Wednesday, July 15, 2015

"Acomedy of letters!"

(425.4-427.9)  As the first chapter of Book III of the Wake winds toward its imminent (and eminent) conclusion, the crowd asks its final question of Shaun.  It's actually more of an assertion than a question, really:  Seeing that he's "so strikingly brainy and well letterread," the crowd tells "ingenious" Shaun that they fancy he "could use worse of yourself" and best Shem's letter, if only Shaun would take the time and trouble to do so.

"Undoubtedly, but that is show," Shaun answers.  He's liable to do just that any time he likes, and if he would, he'd "far exceed what that bogus bolshy of a shame, my soamheis brother, Gaoy Fecks, is conversant with in audible black and prink."  It's all in his "mine's I," he says, but "I would never for anything take so much trouble of such doing."  Why wouldn't he take the trouble, though?  "Because I am altogether a chap too fly and hairyman for to infradig the like of that ultravirulence."  So, Shaun says that he has the capacity for writing a great work of literature, but to do so would be beneath him.  What's more, he's taken offense to the damage to his mother's reputation, and he swears that "I will commission to the flames any incendiarist whosoever or ahriman howsoclever who would endeavour to set ever annyma roner moother of mine on fire."

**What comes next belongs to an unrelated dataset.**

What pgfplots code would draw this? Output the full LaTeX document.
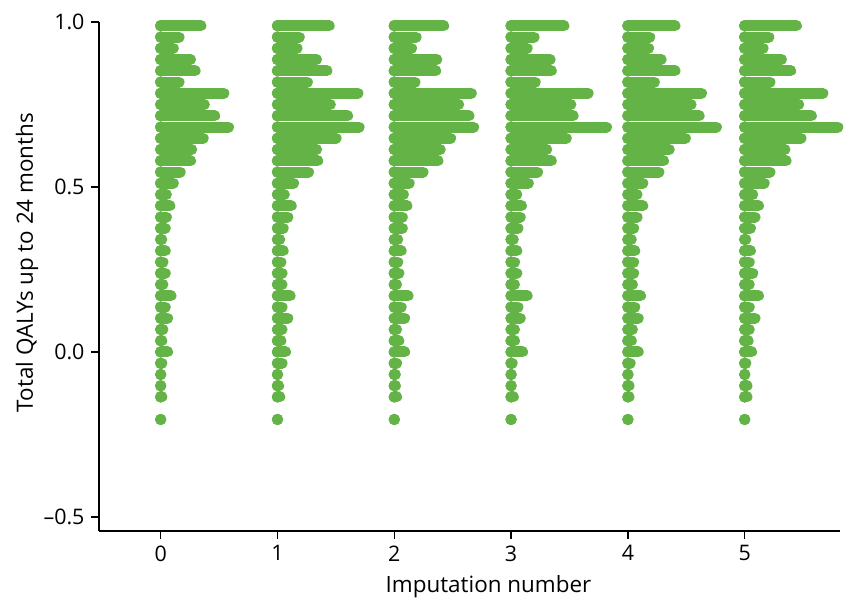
\documentclass[border=0pt]{standalone}
\usepackage{fontspec}
\setmainfont{Open Sans}
\usepackage{pgfplots}
\pgfplotsset{compat=1.18}
\usepackage{pgfplotstable}
\definecolor{qgreen}{RGB}{99,179,71}
% bin value, frequency per imputation (0..5)
\pgfplotstableread{
y n0 n1 n2 n3 n4 n5
0.9886 36 46 44 47 42 46
0.9545 17 20 20 21 20 22
0.9204 12 18 16 15 19 17
0.8863 27 35 38 35 30 33
0.8522 31 44 37 36 42 41
0.8181 17 27 19 22 24 23
0.7840 56 71 68 68 65 69
0.7499 39 47 57 53 56 48
0.7158 48 62 66 55 63 59
0.6817 60 72 70 84 78 82
0.6477 38 52 50 49 51 50
0.6136 28 35 41 32 37 36
0.5795 27 36 39 36 32 37
0.5454 18 28 26 24 28 23
0.5113 12 15 14 16 14 18
0.4772 6 7 9 6 9 8
0.4431 9 13 12 10 14 13
0.4090 6 10 8 9 9 10
0.3749 5 6 8 7 6 6
0.3409 2 3 4 3 4 2
0.3068 5 6 7 6 7 6
0.2727 3 4 4 4 6 5
0.2386 5 5 5 6 6 8
0.2045 3 5 3 4 5 5
0.1704 10 12 13 15 12 13
0.1363 5 5 7 7 7 5
0.1023 7 10 10 9 10 10
0.0682 3 5 3 4 5 5
0.0341 2 4 5 4 4 4
0.0000 7 8 10 11 10 7
-0.0341 2 5 3 2 3 2
-0.0682 1 1 2 1 1 1
-0.1023 1 2 2 1 2 3
-0.1363 2 3 3 3 2 3
-0.2045 1 1 1 1 1 1
}\dots
\pgfplotsset{
  dotrow/.style={qgreen, only marks, mark=*, mark size=5.5bp,
    mark options={draw=none, fill=qgreen},
    error bars/.cd, x dir=plus, x explicit, error mark=none,
    error bar style={line width=11bp, line cap=round, qgreen}}
}
\begin{document}
\begin{tikzpicture}
\begin{axis}[
  scale only axis, width=741bp, height=509bp,
  xmin=-0.528, xmax=5.816, ymin=-0.5424, ymax=1.0,
  axis x line*=bottom, axis y line*=left,
  axis line style={line width=1.3bp, black},
  tick style={line width=1.3bp, black},
  tick align=outside, major tick length=8bp,
  xtick={0,1,2,3,4,5},
  ytick={-0.5,0,0.5,1},
  yticklabels={--0.5,0.0,0.5,1.0},
  /pgf/number format/assume math mode=true,
  tick label style={font=\fontsize{21.5}{25}\selectfont},
  xticklabel style={yshift=-3bp},
  yticklabel style={xshift=-3bp},
  label style={font=\fontsize{22.5}{26}\selectfont},
  xlabel={Imputation number},
  ylabel={Total QALYs up to 24 months},
  xlabel style={at={(rel axis cs:0.5256,-0.1218)}, anchor=base},
  ylabel style={at={(rel axis cs:-0.0891,0.5275)}, anchor=base},
  clip=false,
]
\path (rel axis cs:-0.1336,-0.1375) rectangle (rel axis cs:1.0081,1.0432);
\addplot[dotrow] table[x expr=0, y=y, x error expr={(\thisrow{n0}-1)*0.009846}] \dots;
\addplot[dotrow] table[x expr=1, y=y, x error expr={(\thisrow{n1}-1)*0.009846}] \dots;
\addplot[dotrow] table[x expr=2, y=y, x error expr={(\thisrow{n2}-1)*0.009846}] \dots;
\addplot[dotrow] table[x expr=3, y=y, x error expr={(\thisrow{n3}-1)*0.009846}] \dots;
\addplot[dotrow] table[x expr=4, y=y, x error expr={(\thisrow{n4}-1)*0.009846}] \dots;
\addplot[dotrow] table[x expr=5, y=y, x error expr={(\thisrow{n5}-1)*0.009846}] \dots;
\end{axis}
\end{tikzpicture}
\end{document}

This defense of his mother gets the large and brawny Shaun all worked up, and he begins to weep.  After all, the narrator explains, he "had harvey loads of feeling in him" and was "as innocent and undesignful as the freshfallen calef."  He's concerned about keeping up appearances, though, so he quickly "dished allarmes away and laughed it off with a wipe at his pudgies and gulp apologetic, healing his tare be the smeyle of his oye, oogling around."  Exhausted, Shaun is no longer in the mood to talk, and he instead looks up at the stars.  While gazing upward, he grows unsteady, "lusosing the harmonical balance of his ballbearing extremeties," and falls over "like a flask of lightning."  He then rolled backward down the valley until "he spoorlessly disappaled and vanesshed, like a popo down a papa, from circular circulatio."  With this, the narrator announces, like an auctioneer, that Shaun was "Gaogaogaone!"